* WHAT IS BEING ASKED: Set all the material down again unchanged, without the pictures.

··········

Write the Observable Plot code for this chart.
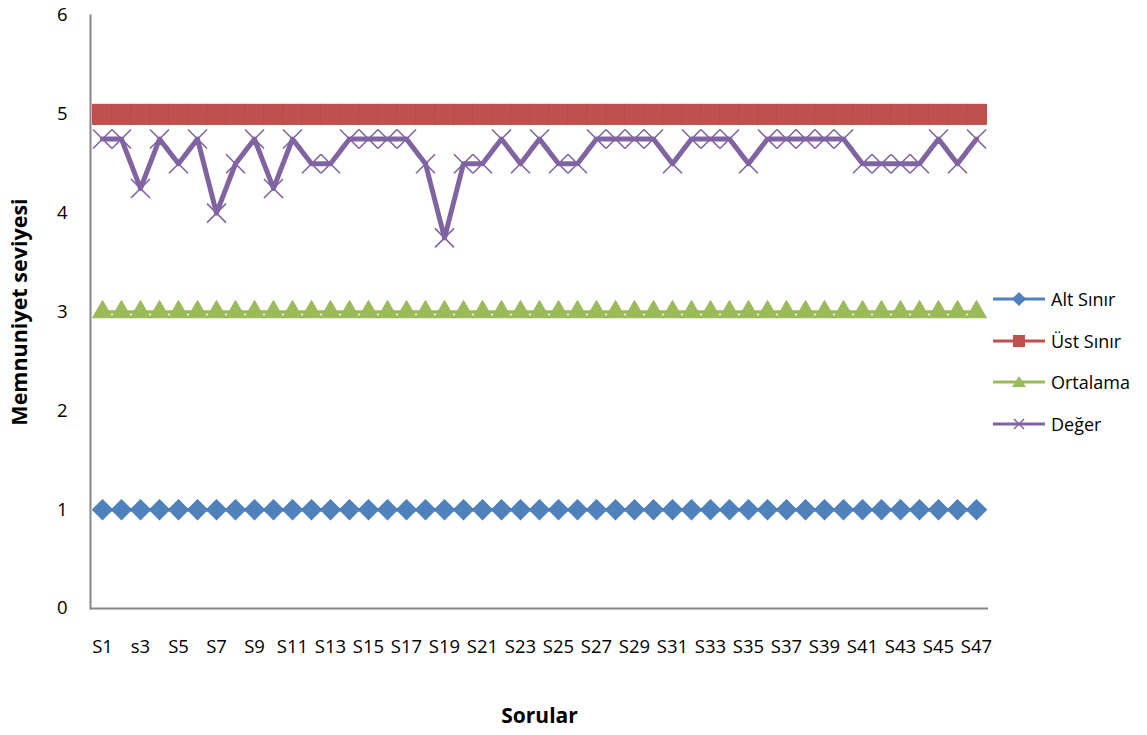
<!DOCTYPE html>
<html>
<head>
<meta charset="utf-8">
<script src="https://cdn.jsdelivr.net/npm/d3@7"></script>
<script src="https://cdn.jsdelivr.net/npm/@observablehq/plot@0.6"></script>
<style>
  html, body { margin: 0; padding: 0; background: #fff; }
  #wrap { position: relative; width: 1147px; height: 735px; font-family: "Open Sans", sans-serif; }
  #legend { position: absolute; left: 993px; top: 278px; }
  .item { display: flex; align-items: center; height: 41.7px; font-size: 18px; color: #000; }
  .item svg { margin-right: 6px; }
</style>
</head>
<body>
<div id="wrap"><div id="legend"></div></div>
<script>
const categories = ["S1","S2","s3","S4","S5","S6","S7","S8","S9","S10","S11","S12","S13","S14","S15","S16","S17","S18","S19","S20","S21","S22","S23","S24","S25","S26","S27","S28","S29","S30","S31","S32","S33","S34","S35","S36","S37","S38","S39","S40","S41","S42","S43","S44","S45","S46","S47"];
const altSinir = [1,1,1,1,1,1,1,1,1,1,1,1,1,1,1,1,1,1,1,1,1,1,1,1,1,1,1,1,1,1,1,1,1,1,1,1,1,1,1,1,1,1,1,1,1,1,1];
const ustSinir = [5,5,5,5,5,5,5,5,5,5,5,5,5,5,5,5,5,5,5,5,5,5,5,5,5,5,5,5,5,5,5,5,5,5,5,5,5,5,5,5,5,5,5,5,5,5,5];
const ortalama = [3,3,3,3,3,3,3,3,3,3,3,3,3,3,3,3,3,3,3,3,3,3,3,3,3,3,3,3,3,3,3,3,3,3,3,3,3,3,3,3,3,3,3,3,3,3,3];
const deger = [4.75,4.75,4.25,4.75,4.5,4.75,4.0,4.5,4.75,4.25,4.75,4.5,4.5,4.75,4.75,4.75,4.75,4.5,3.75,4.5,4.5,4.75,4.5,4.75,4.5,4.5,4.75,4.75,4.75,4.75,4.5,4.75,4.75,4.75,4.5,4.75,4.75,4.75,4.75,4.75,4.5,4.5,4.5,4.5,4.75,4.5,4.75];
const yTicks = [0,1,2,3,4,5,6];
const seriesNames = ["Alt Sınır","Üst Sınır","Ortalama","Değer"];
const colors = ["#4F81BD","#C0504D","#9BBB59","#8064A2"];
const xTitle = "Sorular";
const yTitle = "Memnuniyet seviyesi";

const table = vals => categories.map((c, i) => ({q: c, v: vals[i]}));
const alt = table(altSinir), ust = table(ustSinir), ort = table(ortalama), deg = table(deger);
const xTicks = categories.filter((d, i) => i % 2 === 0);

const chart = Plot.plot({
  width: 1147,
  height: 735,
  marginLeft: 90,
  marginRight: 159,
  marginTop: 15,
  marginBottom: 127,
  style: {fontFamily: "Open Sans, sans-serif", fontSize: "18.5px", color: "#000", background: "#fff", overflow: "visible"},
  x: {type: "point", domain: categories, padding: 0.5},
  y: {domain: [0, 6]},
  marks: [
    Plot.axisX({ticks: xTicks, tickSize: 0, tickPadding: 31, label: null, fontSize: 18.5}),
    Plot.axisY({ticks: yTicks, tickSize: 0, tickPadding: 23, tickFormat: d3.format("d"), label: null, fontSize: 18.5}),
    Plot.ruleY([0], {stroke: "#868686", strokeWidth: 2}),
    Plot.frame({anchor: "left", stroke: "#868686", strokeWidth: 2}),
    Plot.lineY(alt, {x: "q", y: "v", stroke: colors[0], strokeWidth: 3.5}),
    Plot.dot(alt, {x: "q", y: "v", symbol: "square", rotate: 45, r: 8, fill: colors[0], stroke: "#4A7EBB", strokeWidth: 1}),
    Plot.lineY(ust, {x: "q", y: "v", stroke: colors[1], strokeWidth: 3.5}),
    Plot.dot(ust, {x: "q", y: "v", symbol: "square", r: 11.3, fill: colors[1], stroke: "#B94A47", strokeWidth: 1}),
    Plot.lineY(ort, {x: "q", y: "v", stroke: colors[2], strokeWidth: 3.5}),
    Plot.dot(ort, {x: "q", y: "v", symbol: "triangle", r: 7.4, fill: colors[2], stroke: "#98B954", strokeWidth: 1}),
    Plot.lineY(deg, {x: "q", y: "v", stroke: colors[3], strokeWidth: 5}),
    Plot.dot(deg, {x: "q", y: "v", symbol: "times", r: 8.7, fill: "none", stroke: colors[3], strokeWidth: 1.6}),
    Plot.text([xTitle], {frameAnchor: "bottom", textAnchor: "middle", dy: 114, fontWeight: "bold", fontSize: 21, fill: "#000"}),
    Plot.text([yTitle], {frameAnchor: "left", textAnchor: "middle", dx: -70, rotate: -90, fontWeight: "bold", fontSize: 21.5, fill: "#000"})
  ]
});
document.getElementById("wrap").prepend(chart);

// legend
const symbols = [
  '<rect x="21" y="3" width="10" height="10" transform="rotate(45 26 8)" fill="#4F81BD"/>',
  '<rect x="20" y="2" width="12" height="12" fill="#C0504D"/>',
  '<path d="M26,2 L33,13 L19,13 Z" fill="#9BBB59"/>',
  '<path d="M21,3 L31,13 M31,3 L21,13" stroke="#8064A2" stroke-width="1.5"/>'
];
const legend = d3.select("#legend");
seriesNames.forEach((name, i) => {
  const it = legend.append("div").attr("class", "item");
  it.append("svg").attr("width", 52).attr("height", 16)
    .html(`<line x1="0" x2="52" y1="8" y2="8" stroke="${colors[i]}" stroke-width="3"/>` + symbols[i]);
  it.append("span").text(name);
});
</script>
</body>
</html>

··········

* SOLUTION TO THIS EXERCISE:
Write the Observable Plot code for this chart.
<!DOCTYPE html>
<html>
<head>
<meta charset="utf-8">
<script src="https://cdn.jsdelivr.net/npm/d3@7"></script>
<script src="https://cdn.jsdelivr.net/npm/@observablehq/plot@0.6"></script>
<style>
  html, body { margin: 0; padding: 0; background: #fff; }
  #wrap { position: relative; width: 1147px; height: 735px; font-family: "Open Sans", sans-serif; }
  #legend { position: absolute; left: 993px; top: 278px; }
  .item { display: flex; align-items: center; height: 41.7px; font-size: 18px; color: #000; }
  .item svg { margin-right: 6px; }
</style>
</head>
<body>
<div id="wrap"><div id="legend"></div></div>
<script>
const categories = ["S1","S2","s3","S4","S5","S6","S7","S8","S9","S10","S11","S12","S13","S14","S15","S16","S17","S18","S19","S20","S21","S22","S23","S24","S25","S26","S27","S28","S29","S30","S31","S32","S33","S34","S35","S36","S37","S38","S39","S40","S41","S42","S43","S44","S45","S46","S47"];
const altSinir = [1,1,1,1,1,1,1,1,1,1,1,1,1,1,1,1,1,1,1,1,1,1,1,1,1,1,1,1,1,1,1,1,1,1,1,1,1,1,1,1,1,1,1,1,1,1,1];
const ustSinir = [5,5,5,5,5,5,5,5,5,5,5,5,5,5,5,5,5,5,5,5,5,5,5,5,5,5,5,5,5,5,5,5,5,5,5,5,5,5,5,5,5,5,5,5,5,5,5];
const ortalama = [3,3,3,3,3,3,3,3,3,3,3,3,3,3,3,3,3,3,3,3,3,3,3,3,3,3,3,3,3,3,3,3,3,3,3,3,3,3,3,3,3,3,3,3,3,3,3];
const deger = [4.75,4.75,4.25,4.75,4.5,4.75,4.0,4.5,4.75,4.25,4.75,4.5,4.5,4.75,4.75,4.75,4.75,4.5,3.75,4.5,4.5,4.75,4.5,4.75,4.5,4.5,4.75,4.75,4.75,4.75,4.5,4.75,4.75,4.75,4.5,4.75,4.75,4.75,4.75,4.75,4.5,4.5,4.5,4.5,4.75,4.5,4.75];
const yTicks = [0,1,2,3,4,5,6];
const seriesNames = ["Alt Sınır","Üst Sınır","Ortalama","Değer"];
const colors = ["#4F81BD","#C0504D","#9BBB59","#8064A2"];
const xTitle = "Sorular";
const yTitle = "Memnuniyet seviyesi";

const table = vals => categories.map((c, i) => ({q: c, v: vals[i]}));
const alt = table(altSinir), ust = table(ustSinir), ort = table(ortalama), deg = table(deger);
const xTicks = categories.filter((d, i) => i % 2 === 0);

const chart = Plot.plot({
  width: 1147,
  height: 735,
  marginLeft: 90,
  marginRight: 159,
  marginTop: 15,
  marginBottom: 127,
  style: {fontFamily: "Open Sans, sans-serif", fontSize: "18.5px", color: "#000", background: "#fff", overflow: "visible"},
  x: {type: "point", domain: categories, padding: 0.5},
  y: {domain: [0, 6]},
  marks: [
    Plot.axisX({ticks: xTicks, tickSize: 0, tickPadding: 31, label: null, fontSize: 18.5}),
    Plot.axisY({ticks: yTicks, tickSize: 0, tickPadding: 23, tickFormat: d3.format("d"), label: null, fontSize: 18.5}),
    Plot.ruleY([0], {stroke: "#868686", strokeWidth: 2}),
    Plot.frame({anchor: "left", stroke: "#868686", strokeWidth: 2}),
    Plot.lineY(alt, {x: "q", y: "v", stroke: colors[0], strokeWidth: 3.5}),
    Plot.dot(alt, {x: "q", y: "v", symbol: "square", rotate: 45, r: 8, fill: colors[0], stroke: "#4A7EBB", strokeWidth: 1}),
    Plot.lineY(ust, {x: "q", y: "v", stroke: colors[1], strokeWidth: 3.5}),
    Plot.dot(ust, {x: "q", y: "v", symbol: "square", r: 11.3, fill: colors[1], stroke: "#B94A47", strokeWidth: 1}),
    Plot.lineY(ort, {x: "q", y: "v", stroke: colors[2], strokeWidth: 3.5}),
    Plot.dot(ort, {x: "q", y: "v", symbol: "triangle", r: 7.4, fill: colors[2], stroke: "#98B954", strokeWidth: 1}),
    Plot.lineY(deg, {x: "q", y: "v", stroke: colors[3], strokeWidth: 5}),
    Plot.dot(deg, {x: "q", y: "v", symbol: "times", r: 8.7, fill: "none", stroke: colors[3], strokeWidth: 1.6}),
    Plot.text([xTitle], {frameAnchor: "bottom", textAnchor: "middle", dy: 114, fontWeight: "bold", fontSize: 21, fill: "#000"}),
    Plot.text([yTitle], {frameAnchor: "left", textAnchor: "middle", dx: -70, rotate: -90, fontWeight: "bold", fontSize: 21.5, fill: "#000"})
  ]
});
document.getElementById("wrap").prepend(chart);

// legend
const symbols = [
  '<rect x="21" y="3" width="10" height="10" transform="rotate(45 26 8)" fill="#4F81BD"/>',
  '<rect x="20" y="2" width="12" height="12" fill="#C0504D"/>',
  '<path d="M26,2 L33,13 L19,13 Z" fill="#9BBB59"/>',
  '<path d="M21,3 L31,13 M31,3 L21,13" stroke="#8064A2" stroke-width="1.5"/>'
];
const legend = d3.select("#legend");
seriesNames.forEach((name, i) => {
  const it = legend.append("div").attr("class", "item");
  it.append("svg").attr("width", 52).attr("height", 16)
    .html(`<line x1="0" x2="52" y1="8" y2="8" stroke="${colors[i]}" stroke-width="3"/>` + symbols[i]);
  it.append("span").text(name);
});
</script>
</body>
</html>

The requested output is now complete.